Leading our understanding of the impact of the microbiome on human health is the Human Microbiome Project, a US NIH program, which in 2015 completed its first phase– with the characterization of the microbial compositions from a cohort of 300 healthy adult human subjects within five regions of the body, including nasal passages, the gastrointestinal tract and the urogenital tract. Additionally there are a number of other external repositories outside of this project, including the QIME and MG-RAST that are allowing researchers to get more insight in the workings of this system.
Precision Medicine to Infectious Disease
IDbyDNA is a precision medicine company focused on metagenomic approaches for infectious disease identification. This September (2016) the company announced the closure of a $9million Series A financing round to further develop its Taxonomer-based DNA search technologies and launch metagenomics-based clinical tests for infectious diseases. The goal is to help scientists and doctors detect any organism, in any sample and since the launch of Taxonomer.com in May 2016, the company has already registered users from more than 150 academic or government institutions and corporations.
"Although the human microbiome has long been known to influence human health and disease, with the advent of high-throughput sequencing we have only recently begun to understand and appreciate the depth of its involvement. Insights are coming together through the work of companies like IDbyDNA and analytic tools like their ultra-fast metagenomics search algorithm Taxonomer” said Stuart Peterson, co-founder and senior partner at ARTIS Ventures, who led this funding round for IDbyDNA.
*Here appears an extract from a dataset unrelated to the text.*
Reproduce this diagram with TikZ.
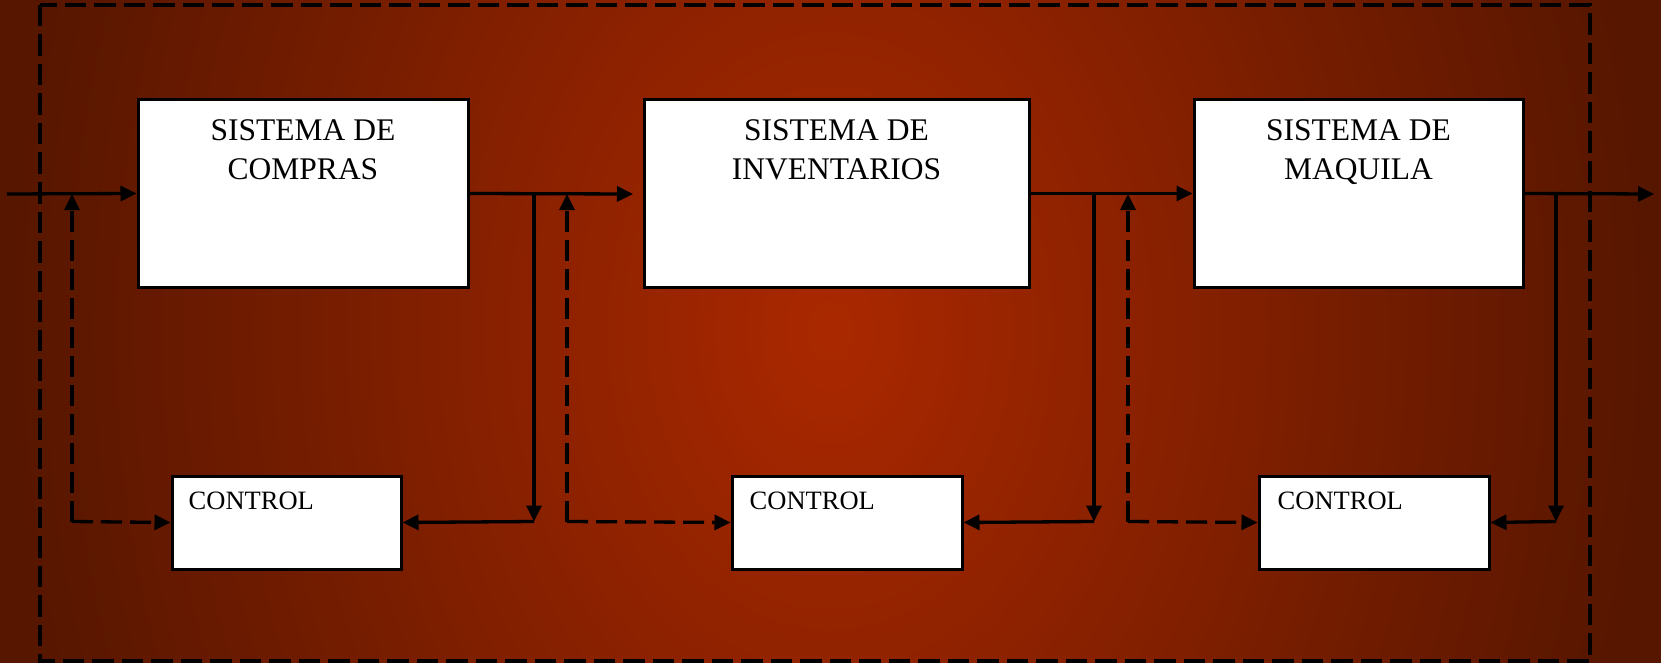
\documentclass[tikz,border=0pt]{standalone}
\usepackage{fontspec}
\setmainfont{Liberation Serif}
\usetikzlibrary{arrows.meta,calc}
\definecolor{bgin}{RGB}{170,40,0}
\definecolor{bgout}{RGB}{86,22,0}
\begin{document}
\begin{tikzpicture}[x=1pt,y=-1pt,
  sysbox/.style={draw=black, fill=white, line width=3pt, inner sep=0pt, minimum height=187pt},
  ctlbox/.style={draw=black, fill=white, line width=3pt, inner sep=0pt, minimum height=93pt, minimum width=230pt},
  systext/.style={font=\fontsize{31.5}{38.5}\selectfont, align=center, anchor=north, inner sep=0pt},
  ctltext/.style={font=\fontsize{26.5}{30}\selectfont, anchor=north west, inner sep=0pt},
  flow/.style={draw=black, line width=3.3pt, -{Triangle[length=16pt,width=15pt]}},
  fb/.style={flow, dash pattern=on 21pt off 8pt},
  frame/.style={draw=black, line width=3.2pt, dash pattern=on 21.5pt off 8pt}]
\useasboundingbox (0,0) rectangle (1661,663);
% background
\fill[bgout] (0,0) rectangle (1661,663);
\begin{scope}
  \clip (0,0) rectangle (1661,663);
  \shade[inner color=bgin, outer color=bgout] (830,331) ellipse [x radius=830pt, y radius=1113pt];
\end{scope}
% outer dashed frame
\draw[frame] (40,5) rectangle (1590,661);
% system boxes
\node[sysbox, minimum width=330pt] (s1) at (303,193.5) {};
\node[sysbox, minimum width=385pt] (s2) at (836.5,193.5) {};
\node[sysbox, minimum width=329pt] (s3) at (1358.5,193.5) {};
\node[systext] (t1) at ($(s1.north)+(0,21)$) {SISTEMA DE\\COMPRAS};
\node[systext] (t2) at ($(s2.north)+(0,21)$) {SISTEMA DE\\INVENTARIOS};
\node[systext] (t3) at ($(s3.north)+(0,21)$) {SISTEMA DE\\MAQUILA};
% control boxes
\node[ctlbox, minimum width=229pt] (c1) at (286.5,522.5) {};
\node[ctlbox] (c2) at (847,522.5) {};
\node[ctlbox] (c3) at (1374,522.5) {};
\node[ctltext] (u1) at ($(c1.north west)+(18,17.5)$) {CONTROL};
\node[ctltext] (u2) at ($(c2.north west)+(19,17.5)$) {CONTROL};
\node[ctltext] (u3) at ($(c3.north west)+(20,17.5)$) {CONTROL};
% coordinates
\coordinate (in) at (7,194);
\coordinate (a2) at (633,194);
\coordinate (out) at (1654,194);
\coordinate (j1) at (534,194);
\coordinate (k1) at (534,521.5);
\coordinate (j2) at (1094,194);
\coordinate (k2) at (1094,521.5);
\coordinate (j3) at (1556,194);
\coordinate (k3) at (1556,521.5);
\coordinate (f1t) at (72,194);
\coordinate (f1) at (72,521.5);
\coordinate (f2t) at (567,194);
\coordinate (f2) at (567,521.5);
\coordinate (f3t) at (1128,194);
\coordinate (f3) at (1128,521.5);
% main flow
\draw[flow] (in) -- (s1.west);
\draw[flow] (s1.east) -- (a2);
\draw[flow] (s2.east) -- (s3.west);
\draw[flow] (s3.east) -- (out);
% measurement branches
\draw[flow] (j1) -- (k1);
\draw[flow] (k1) -- (c1.east);
\draw[flow] (j2) -- (k2);
\draw[flow] (k2) -- (c2.east);
\draw[flow] (j3) -- (k3);
\draw[flow] (k3) -- (c3.east);
% dashed feedback
\draw[fb] (f1) -- (f1t);
\draw[fb] (f1) -- (c1.west);
\draw[fb] (f2) -- (f2t);
\draw[fb] (f2) -- (c2.west);
\draw[fb] (f3) -- (f3t);
\draw[fb] (f3) -- (c3.west);
\end{tikzpicture}
\end{document}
IDbyDNA was founded in November 2014 by four industry veterans with track records that include pioneering genome analysis methods first used by the Human Genome Project. CEO, Dr Guochun Liao, was a consulting professor at Stanford University and former VP Bioinformatics at Centrillion, and former head of Computational Genomics at Roche Palo Alto. Dr Robert Schlaberg, is a medical director at ARUP Laboratories and assistant professor of Pathology at the University of Utah. Mark Yandell, PhD, is a professor of Human Genetics and Edna Benning Presidential Endowed Chair at University of Utah and co-director of the USTAR Center for Genetic Discovery. Martin Reese, PhD, is the founder, president and CSO of Omicia, and former founder and president of Neomorphic, one of the first Bioinformatics companies, which was sold to Affymetrix.